-------- Record set --------

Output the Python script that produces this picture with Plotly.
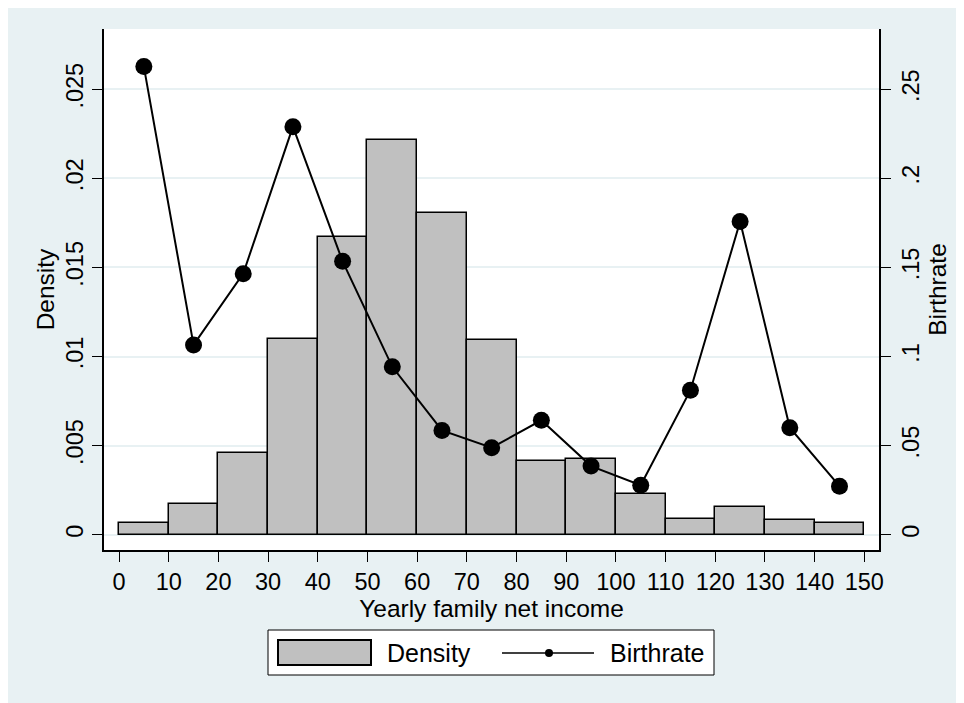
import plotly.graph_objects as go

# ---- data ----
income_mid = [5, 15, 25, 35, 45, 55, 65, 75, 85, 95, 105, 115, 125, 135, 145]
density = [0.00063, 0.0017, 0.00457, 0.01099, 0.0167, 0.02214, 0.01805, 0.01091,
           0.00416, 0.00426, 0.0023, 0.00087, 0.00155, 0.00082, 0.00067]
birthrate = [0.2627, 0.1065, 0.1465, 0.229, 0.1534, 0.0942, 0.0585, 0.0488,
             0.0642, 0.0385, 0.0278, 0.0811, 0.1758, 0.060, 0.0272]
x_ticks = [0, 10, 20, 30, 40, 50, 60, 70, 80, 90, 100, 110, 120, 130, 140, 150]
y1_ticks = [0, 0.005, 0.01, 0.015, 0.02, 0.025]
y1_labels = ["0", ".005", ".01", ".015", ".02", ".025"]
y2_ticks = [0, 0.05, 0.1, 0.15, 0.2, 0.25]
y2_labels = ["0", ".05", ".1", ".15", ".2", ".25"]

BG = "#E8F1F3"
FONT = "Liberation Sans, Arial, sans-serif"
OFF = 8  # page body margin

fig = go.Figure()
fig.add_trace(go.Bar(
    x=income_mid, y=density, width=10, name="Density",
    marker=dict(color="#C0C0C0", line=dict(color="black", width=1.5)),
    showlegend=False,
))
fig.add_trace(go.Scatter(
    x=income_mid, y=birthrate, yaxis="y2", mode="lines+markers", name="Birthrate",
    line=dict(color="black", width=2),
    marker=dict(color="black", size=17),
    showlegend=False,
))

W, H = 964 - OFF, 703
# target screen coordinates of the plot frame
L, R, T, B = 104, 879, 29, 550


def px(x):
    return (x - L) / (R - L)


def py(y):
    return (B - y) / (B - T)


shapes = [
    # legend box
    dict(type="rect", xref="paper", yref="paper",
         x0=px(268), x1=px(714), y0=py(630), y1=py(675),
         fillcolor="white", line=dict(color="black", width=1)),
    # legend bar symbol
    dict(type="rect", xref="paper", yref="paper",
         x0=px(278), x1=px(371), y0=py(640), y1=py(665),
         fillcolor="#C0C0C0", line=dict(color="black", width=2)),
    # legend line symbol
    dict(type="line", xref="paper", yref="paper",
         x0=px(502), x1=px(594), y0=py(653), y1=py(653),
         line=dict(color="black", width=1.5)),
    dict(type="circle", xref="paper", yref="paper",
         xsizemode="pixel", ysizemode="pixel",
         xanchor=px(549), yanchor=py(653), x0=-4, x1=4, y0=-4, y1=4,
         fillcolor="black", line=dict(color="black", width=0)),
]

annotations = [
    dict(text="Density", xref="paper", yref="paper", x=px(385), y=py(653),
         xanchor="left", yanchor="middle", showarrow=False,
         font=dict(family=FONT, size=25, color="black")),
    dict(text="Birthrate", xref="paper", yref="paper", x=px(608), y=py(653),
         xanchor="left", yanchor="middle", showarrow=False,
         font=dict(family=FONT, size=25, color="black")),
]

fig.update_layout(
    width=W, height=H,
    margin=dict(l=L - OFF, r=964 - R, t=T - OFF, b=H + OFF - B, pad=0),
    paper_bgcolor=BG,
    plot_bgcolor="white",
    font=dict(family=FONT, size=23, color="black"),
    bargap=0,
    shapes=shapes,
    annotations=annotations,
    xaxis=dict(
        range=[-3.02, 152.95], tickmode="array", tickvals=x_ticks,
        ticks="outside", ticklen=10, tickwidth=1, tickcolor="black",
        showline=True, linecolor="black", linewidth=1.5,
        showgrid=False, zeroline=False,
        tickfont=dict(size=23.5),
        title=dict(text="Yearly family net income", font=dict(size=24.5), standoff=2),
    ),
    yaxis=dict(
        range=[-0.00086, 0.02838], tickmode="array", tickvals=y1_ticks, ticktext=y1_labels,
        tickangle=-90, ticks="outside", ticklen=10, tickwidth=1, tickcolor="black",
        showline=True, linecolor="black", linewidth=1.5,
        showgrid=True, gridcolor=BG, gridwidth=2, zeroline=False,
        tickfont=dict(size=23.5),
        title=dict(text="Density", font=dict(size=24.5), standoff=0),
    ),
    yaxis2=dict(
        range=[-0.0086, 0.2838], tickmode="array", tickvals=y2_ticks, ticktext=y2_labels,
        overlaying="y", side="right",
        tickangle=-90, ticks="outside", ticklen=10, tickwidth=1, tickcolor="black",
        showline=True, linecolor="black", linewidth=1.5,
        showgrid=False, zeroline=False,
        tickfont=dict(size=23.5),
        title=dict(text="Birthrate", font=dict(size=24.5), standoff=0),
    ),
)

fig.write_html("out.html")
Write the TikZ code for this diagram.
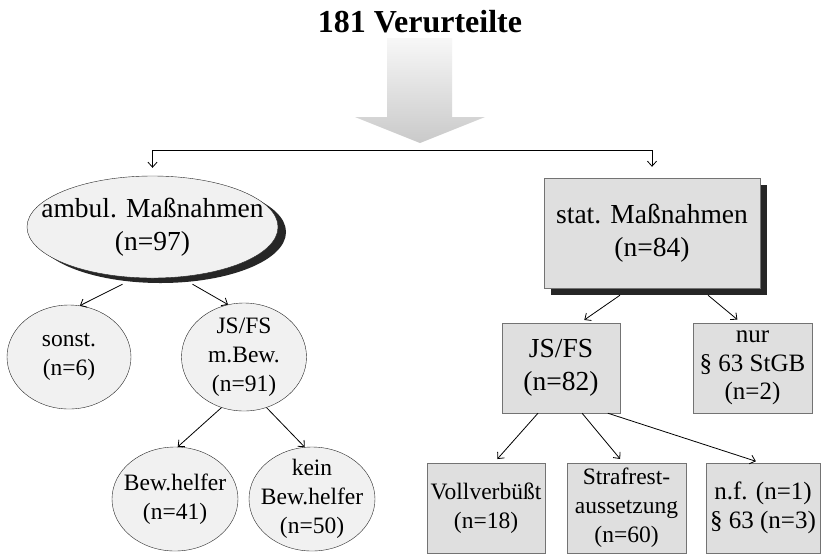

--------

(Aim of the exercise):
Leave out the pictures and retype every line above exactly.

(Answer to this task):
Output the Python script that produces this picture with Plotly.
import plotly.graph_objects as go

# ---- data ----
income_mid = [5, 15, 25, 35, 45, 55, 65, 75, 85, 95, 105, 115, 125, 135, 145]
density = [0.00063, 0.0017, 0.00457, 0.01099, 0.0167, 0.02214, 0.01805, 0.01091,
           0.00416, 0.00426, 0.0023, 0.00087, 0.00155, 0.00082, 0.00067]
birthrate = [0.2627, 0.1065, 0.1465, 0.229, 0.1534, 0.0942, 0.0585, 0.0488,
             0.0642, 0.0385, 0.0278, 0.0811, 0.1758, 0.060, 0.0272]
x_ticks = [0, 10, 20, 30, 40, 50, 60, 70, 80, 90, 100, 110, 120, 130, 140, 150]
y1_ticks = [0, 0.005, 0.01, 0.015, 0.02, 0.025]
y1_labels = ["0", ".005", ".01", ".015", ".02", ".025"]
y2_ticks = [0, 0.05, 0.1, 0.15, 0.2, 0.25]
y2_labels = ["0", ".05", ".1", ".15", ".2", ".25"]

BG = "#E8F1F3"
FONT = "Liberation Sans, Arial, sans-serif"
OFF = 8  # page body margin

fig = go.Figure()
fig.add_trace(go.Bar(
    x=income_mid, y=density, width=10, name="Density",
    marker=dict(color="#C0C0C0", line=dict(color="black", width=1.5)),
    showlegend=False,
))
fig.add_trace(go.Scatter(
    x=income_mid, y=birthrate, yaxis="y2", mode="lines+markers", name="Birthrate",
    line=dict(color="black", width=2),
    marker=dict(color="black", size=17),
    showlegend=False,
))

W, H = 964 - OFF, 703
# target screen coordinates of the plot frame
L, R, T, B = 104, 879, 29, 550


def px(x):
    return (x - L) / (R - L)


def py(y):
    return (B - y) / (B - T)


shapes = [
    # legend box
    dict(type="rect", xref="paper", yref="paper",
         x0=px(268), x1=px(714), y0=py(630), y1=py(675),
         fillcolor="white", line=dict(color="black", width=1)),
    # legend bar symbol
    dict(type="rect", xref="paper", yref="paper",
         x0=px(278), x1=px(371), y0=py(640), y1=py(665),
         fillcolor="#C0C0C0", line=dict(color="black", width=2)),
    # legend line symbol
    dict(type="line", xref="paper", yref="paper",
         x0=px(502), x1=px(594), y0=py(653), y1=py(653),
         line=dict(color="black", width=1.5)),
    dict(type="circle", xref="paper", yref="paper",
         xsizemode="pixel", ysizemode="pixel",
         xanchor=px(549), yanchor=py(653), x0=-4, x1=4, y0=-4, y1=4,
         fillcolor="black", line=dict(color="black", width=0)),
]

annotations = [
    dict(text="Density", xref="paper", yref="paper", x=px(385), y=py(653),
         xanchor="left", yanchor="middle", showarrow=False,
         font=dict(family=FONT, size=25, color="black")),
    dict(text="Birthrate", xref="paper", yref="paper", x=px(608), y=py(653),
         xanchor="left", yanchor="middle", showarrow=False,
         font=dict(family=FONT, size=25, color="black")),
]

fig.update_layout(
    width=W, height=H,
    margin=dict(l=L - OFF, r=964 - R, t=T - OFF, b=H + OFF - B, pad=0),
    paper_bgcolor=BG,
    plot_bgcolor="white",
    font=dict(family=FONT, size=23, color="black"),
    bargap=0,
    shapes=shapes,
    annotations=annotations,
    xaxis=dict(
        range=[-3.02, 152.95], tickmode="array", tickvals=x_ticks,
        ticks="outside", ticklen=10, tickwidth=1, tickcolor="black",
        showline=True, linecolor="black", linewidth=1.5,
        showgrid=False, zeroline=False,
        tickfont=dict(size=23.5),
        title=dict(text="Yearly family net income", font=dict(size=24.5), standoff=2),
    ),
    yaxis=dict(
        range=[-0.00086, 0.02838], tickmode="array", tickvals=y1_ticks, ticktext=y1_labels,
        tickangle=-90, ticks="outside", ticklen=10, tickwidth=1, tickcolor="black",
        showline=True, linecolor="black", linewidth=1.5,
        showgrid=True, gridcolor=BG, gridwidth=2, zeroline=False,
        tickfont=dict(size=23.5),
        title=dict(text="Density", font=dict(size=24.5), standoff=0),
    ),
    yaxis2=dict(
        range=[-0.0086, 0.2838], tickmode="array", tickvals=y2_ticks, ticktext=y2_labels,
        overlaying="y", side="right",
        tickangle=-90, ticks="outside", ticklen=10, tickwidth=1, tickcolor="black",
        showline=True, linecolor="black", linewidth=1.5,
        showgrid=False, zeroline=False,
        tickfont=dict(size=23.5),
        title=dict(text="Birthrate", font=dict(size=24.5), standoff=0),
    ),
)

fig.write_html("out.html")
Write the TikZ code for this diagram.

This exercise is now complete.